Renew Europe has voted in favour of the anti-coercion instrument that will strengthen our trade toolbox. Initiated by the work of MEP Marie-Pierre Vedrenne on the EU Trade Enforcement Regulation, this instrument will enable the EU to repel blackmail by third countries seeking to interfere with its interests and those of its Member States, as China recently did with Lithuania. Without forgetting the need for dialogue with third countries, this tool is intended to act as a deterrent but also as an effective last resort.

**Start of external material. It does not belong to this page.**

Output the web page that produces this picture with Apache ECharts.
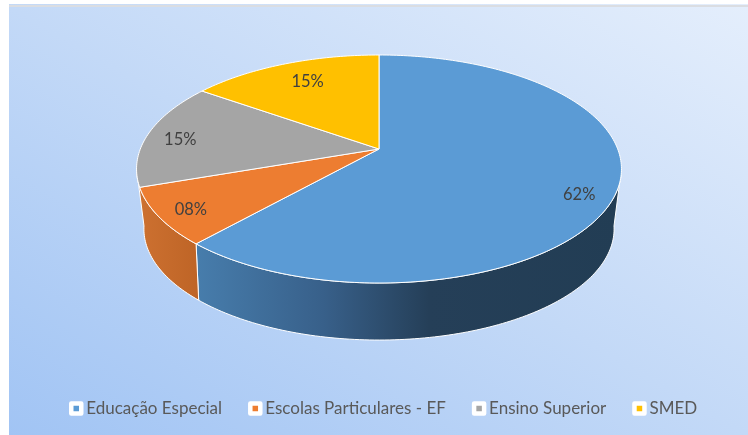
<!DOCTYPE html>
<html>
<head>
<meta charset="utf-8">
<style>html,body{margin:0;padding:0;background:#fff}#chart{width:748px;height:435px}</style>
<script src="https://cdn.jsdelivr.net/npm/echarts@6/dist/echarts.min.js"></script>
</head>
<body>
<div id="chart"></div>
<script>
var categories = ['Educação Especial', 'Escolas Particulares - EF', 'Ensino Superior', 'SMED'];
var shares = [61.6, 8.1, 15.1, 15.2];
var topColors = ['#5B9BD5', '#ED7D31', '#A5A5A5', '#FFC000'];

// perspective model of the tilted disc, fitted to the picture
var CX = 379, RX = 238.7, RY = 110.5;
var TOP_FACE = { y0: 149, scale: 1, k: 0.1754 };
var BOTTOM_FACE = { y0: 206.75, scale: 0.965, k: 0.2 };
var SIL_RIGHT = 100, SIL_LEFT = 260;   // angles where the rim turns away from the viewer
var WALL_SNAP = 15;                    // a slice ending this close to SIL_LEFT carries the wall to it
var LABEL_R = 0.85;
var LABEL_NUDGE = [[0, 10], [-4, 4], [-2, 4], [11, 6]];

function project(deg, r, face) {
  var a = deg * Math.PI / 180;
  var u = r * Math.sin(a), v = -r * Math.cos(a);
  var d = 1 - face.k * v;
  return [CX + face.scale * RX * u / d, face.y0 + face.scale * RY * v / d];
}

function arcPoints(from, to, face) {
  var pts = [], n = Math.max(2, Math.ceil(Math.abs(to - from)));
  for (var i = 0; i <= n; i++) pts.push(project(from + (to - from) * i / n, 1, face));
  return pts;
}

function wallStyle(idx) {
  if (idx === 0) {
    return { type: 'linear', x: 196, y: 0, x2: 620, y2: 0, global: true, colorStops: [
      { offset: 0, color: '#477DAC' }, { offset: 0.3, color: '#38608A' },
      { offset: 0.55, color: '#253F58' }, { offset: 1, color: '#223D54' }] };
  }
  return { type: 'linear', x: 142, y: 0, x2: 200, y2: 0, global: true, colorStops: [
    { offset: 0, color: '#CC7030' }, { offset: 1, color: '#BE6426' }] };
}

var total = shares.reduce(function (a, b) { return a + b; }, 0);
var acc = 0;
var series = categories.map(function (name, idx) {
  var start = acc / total * 360;
  acc += shares[idx];
  var end = acc / total * 360;
  return {
    name: name,
    type: 'custom',
    coordinateSystem: 'none',
    silent: true,
    itemStyle: { color: topColors[idx] },
    data: [[start, end, shares[idx]]],
    renderItem: function (params, api) {
      var s = api.value(0), e = api.value(1), value = Math.round(api.value(2));
      var children = [];

      // side wall, only where the rim faces the viewer
      var ws = Math.max(s, SIL_RIGHT);
      var we = e >= SIL_LEFT - WALL_SNAP ? SIL_LEFT : e;
      if (s < SIL_LEFT - WALL_SNAP) {
        var wallPts = arcPoints(ws, we, TOP_FACE).concat(arcPoints(we, ws, BOTTOM_FACE));
        children.push({
          type: 'polygon', z2: 1,
          shape: { points: wallPts },
          style: { fill: wallStyle(idx), stroke: '#fff', lineWidth: 1 }
        });
      }

      // top face
      var topPts = [[CX, TOP_FACE.y0]].concat(arcPoints(s, e, TOP_FACE));
      children.push({
        type: 'polygon', z2: 2,
        shape: { points: topPts },
        style: { fill: topColors[idx], stroke: '#fff', lineWidth: 1 }
      });

      // percent label
      var p = project((s + e) / 2, LABEL_R, TOP_FACE);
      children.push({
        type: 'text', z2: 3,
        x: p[0] + LABEL_NUDGE[idx][0], y: p[1] + LABEL_NUDGE[idx][1],
        style: {
          text: (value < 10 ? '0' : '') + value + '%',
          fill: '#404040', font: '16.5px Lato', align: 'center', verticalAlign: 'middle'
        }
      });
      return { type: 'group', children: children };
    }
  };
});

var chart = echarts.init(document.getElementById('chart'), null, { renderer: 'canvas' });
chart.setOption({
  animation: false,
  backgroundColor: '#fff',
  graphic: [{
    type: 'rect', z: -10, silent: true,
    shape: { x: 9, y: 4, width: 739, height: 431 },
    style: {
      fill: { type: 'linear', x: 193, y: 541, x2: 564, y2: -99, global: true, colorStops: [
        { offset: 0, color: '#A1C4F4' }, { offset: 0.5, color: '#C3D9F7' }, { offset: 1, color: '#E4EEFC' }] }
    }
  }, {
    type: 'rect', z: -9, silent: true,
    shape: { x: 9, y: 5, width: 739, height: 2 },
    style: { fill: '#DADDE2' }
  }],
  legend: {
    left: 64, top: 395,
    itemWidth: 10, itemHeight: 10, itemGap: 26,
    icon: 'rect',
    itemStyle: { borderColor: '#fff', borderWidth: 4.5, borderJoin: 'round' },
    textStyle: { color: '#595959', fontFamily: 'Lato', fontSize: 17 },
    data: categories
  },
  series: series
});
</script>
</body>
</html>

Marie-Pierre Vedrenne (France, MoDem), Renew Europe shadow rapporteur on this file has declared:
"During this legislature, together with the Renew Europe Group, my focus has been on asserting the EU's commercial power and open strategic autonomy. The EU must be able to defend its interests and to fend off blackmail from third countries with a deterrent and effective tool. While maintaining dialogue with our partners remains crucial, we are now equipped to prevent situations akin to Lithuania's experience with China. The European Commission now bears the responsibility of implementing these tools and further advancing our legal arsenal."
Pushed within the EU Trade Enforcement Regulation, the anti-coercion instrument is part of a solid and broader toolbox including other instruments such as the foreign subsidies instrument and the international procurement instrument. The possible countermeasures are listed in the regulation (Annex I) and include measures targeting customs duties, investment, services, procurement, export control goods, intellectual property, chemicals, or financial services from the coercing country.
The European Parliament will exercise democratic control over the application of this instrument.
The EU institutions reached an agreement in trilogue in March 2023, which was finalised in June 2023. Tomorrow's plenary vote is the European Parliament's last before entry into force, which should take place in the next few weeks, following final approval by the Council.